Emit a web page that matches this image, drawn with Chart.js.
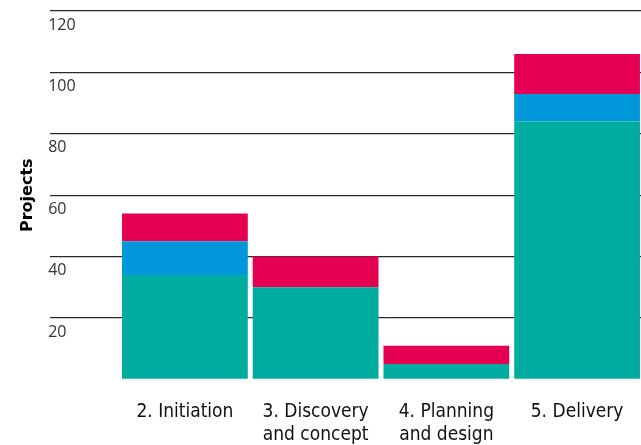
<!DOCTYPE html>
<html>
<head>
<meta charset="utf-8">
<script src="https://cdn.jsdelivr.net/npm/chart.js@4.4.0/dist/chart.umd.min.js"></script>
<style>
  html, body { margin: 0; padding: 0; background: #fff; }
  #wrap { width: 641px; height: 445px; position: relative; }
</style>
</head>
<body>
<div id="wrap"><canvas id="c"></canvas></div>
<script>
const categories = [["2. Initiation"], ["3. Discovery", "and concept"], ["4. Planning", "and design"], ["5. Delivery"]];
const seriesTeal = [34, 30, 5, 84];
const seriesBlue = [11, 0, 0, 9];
const seriesRed  = [9, 10, 6, 13];
const yTicks = [20, 40, 60, 80, 100, 120];

const toPoints = arr => arr.map((v, i) => ({ x: i, y: v }));

new Chart(document.getElementById('c'), {
  type: 'bar',
  data: {
    datasets: [
      { label: 'A', data: toPoints(seriesTeal), backgroundColor: '#00ab9f' },
      { label: 'B', data: toPoints(seriesBlue), backgroundColor: '#0098da' },
      { label: 'C', data: toPoints(seriesRed),  backgroundColor: '#e50051' }
    ]
  },
  options: {
    responsive: true,
    maintainAspectRatio: false,
    animation: false,
    layout: { padding: { top: 11, right: 0, left: 0, bottom: -14 } },
    plugins: { legend: { display: false }, tooltip: { enabled: false } },
    datasets: { bar: { categoryPercentage: 1, barPercentage: 0.962, borderWidth: 0 } },
    scales: {
      x: {
        type: 'linear',
        stacked: true,
        offset: false,
        min: -1.0305,
        max: 3.489,
        grid: { display: false, offset: false },
        border: { display: false },
        ticks: {
          stepSize: 1,
          includeBounds: false,
          autoSkip: false,
          maxRotation: 0,
          padding: 13,
          color: '#111',
          font: { family: "'Liberation Sans Narrow', 'DejaVu Sans Condensed', sans-serif", size: 19, lineHeight: 1.2 },
          callback: v => (Number.isInteger(v) && v >= 0 && v < categories.length) ? categories[v] : ''
        }
      },
      y: {
        stacked: true,
        min: 0,
        max: 120,
        grid: {
          drawTicks: false,
          color: ctx => ctx.tick && ctx.tick.value === 0 ? 'rgba(0,0,0,0)' : '#2a2a2a',
          lineWidth: 1.3
        },
        border: { display: false },
        afterBuildTicks: axis => { axis.ticks = [0].concat(yTicks).map(v => ({ value: v })); },
        ticks: {
          mirror: true,
          padding: -2,
          labelOffset: 14,
          color: '#333',
          font: { family: "'Open Sans', sans-serif", size: 16 },
          callback: v => v === 0 ? '' : String(v)
        },
        title: {
          display: true,
          text: 'Projects',
          color: '#000',
          font: { family: "'DejaVu Sans', sans-serif", size: 16, weight: 'bold' },
          padding: { top: 18, bottom: 17 }
        }
      }
    }
  }
});
</script>
</body>
</html>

::::::::::

§ Task to complete: Without including any picture, repeat the data exactly.

§ Full answer:
Emit a web page that matches this image, drawn with Chart.js.
<!DOCTYPE html>
<html>
<head>
<meta charset="utf-8">
<script src="https://cdn.jsdelivr.net/npm/chart.js@4.4.0/dist/chart.umd.min.js"></script>
<style>
  html, body { margin: 0; padding: 0; background: #fff; }
  #wrap { width: 641px; height: 445px; position: relative; }
</style>
</head>
<body>
<div id="wrap"><canvas id="c"></canvas></div>
<script>
const categories = [["2. Initiation"], ["3. Discovery", "and concept"], ["4. Planning", "and design"], ["5. Delivery"]];
const seriesTeal = [34, 30, 5, 84];
const seriesBlue = [11, 0, 0, 9];
const seriesRed  = [9, 10, 6, 13];
const yTicks = [20, 40, 60, 80, 100, 120];

const toPoints = arr => arr.map((v, i) => ({ x: i, y: v }));

new Chart(document.getElementById('c'), {
  type: 'bar',
  data: {
    datasets: [
      { label: 'A', data: toPoints(seriesTeal), backgroundColor: '#00ab9f' },
      { label: 'B', data: toPoints(seriesBlue), backgroundColor: '#0098da' },
      { label: 'C', data: toPoints(seriesRed),  backgroundColor: '#e50051' }
    ]
  },
  options: {
    responsive: true,
    maintainAspectRatio: false,
    animation: false,
    layout: { padding: { top: 11, right: 0, left: 0, bottom: -14 } },
    plugins: { legend: { display: false }, tooltip: { enabled: false } },
    datasets: { bar: { categoryPercentage: 1, barPercentage: 0.962, borderWidth: 0 } },
    scales: {
      x: {
        type: 'linear',
        stacked: true,
        offset: false,
        min: -1.0305,
        max: 3.489,
        grid: { display: false, offset: false },
        border: { display: false },
        ticks: {
          stepSize: 1,
          includeBounds: false,
          autoSkip: false,
          maxRotation: 0,
          padding: 13,
          color: '#111',
          font: { family: "'Liberation Sans Narrow', 'DejaVu Sans Condensed', sans-serif", size: 19, lineHeight: 1.2 },
          callback: v => (Number.isInteger(v) && v >= 0 && v < categories.length) ? categories[v] : ''
        }
      },
      y: {
        stacked: true,
        min: 0,
        max: 120,
        grid: {
          drawTicks: false,
          color: ctx => ctx.tick && ctx.tick.value === 0 ? 'rgba(0,0,0,0)' : '#2a2a2a',
          lineWidth: 1.3
        },
        border: { display: false },
        afterBuildTicks: axis => { axis.ticks = [0].concat(yTicks).map(v => ({ value: v })); },
        ticks: {
          mirror: true,
          padding: -2,
          labelOffset: 14,
          color: '#333',
          font: { family: "'Open Sans', sans-serif", size: 16 },
          callback: v => v === 0 ? '' : String(v)
        },
        title: {
          display: true,
          text: 'Projects',
          color: '#000',
          font: { family: "'DejaVu Sans', sans-serif", size: 16, weight: 'bold' },
          padding: { top: 18, bottom: 17 }
        }
      }
    }
  }
});
</script>
</body>
</html>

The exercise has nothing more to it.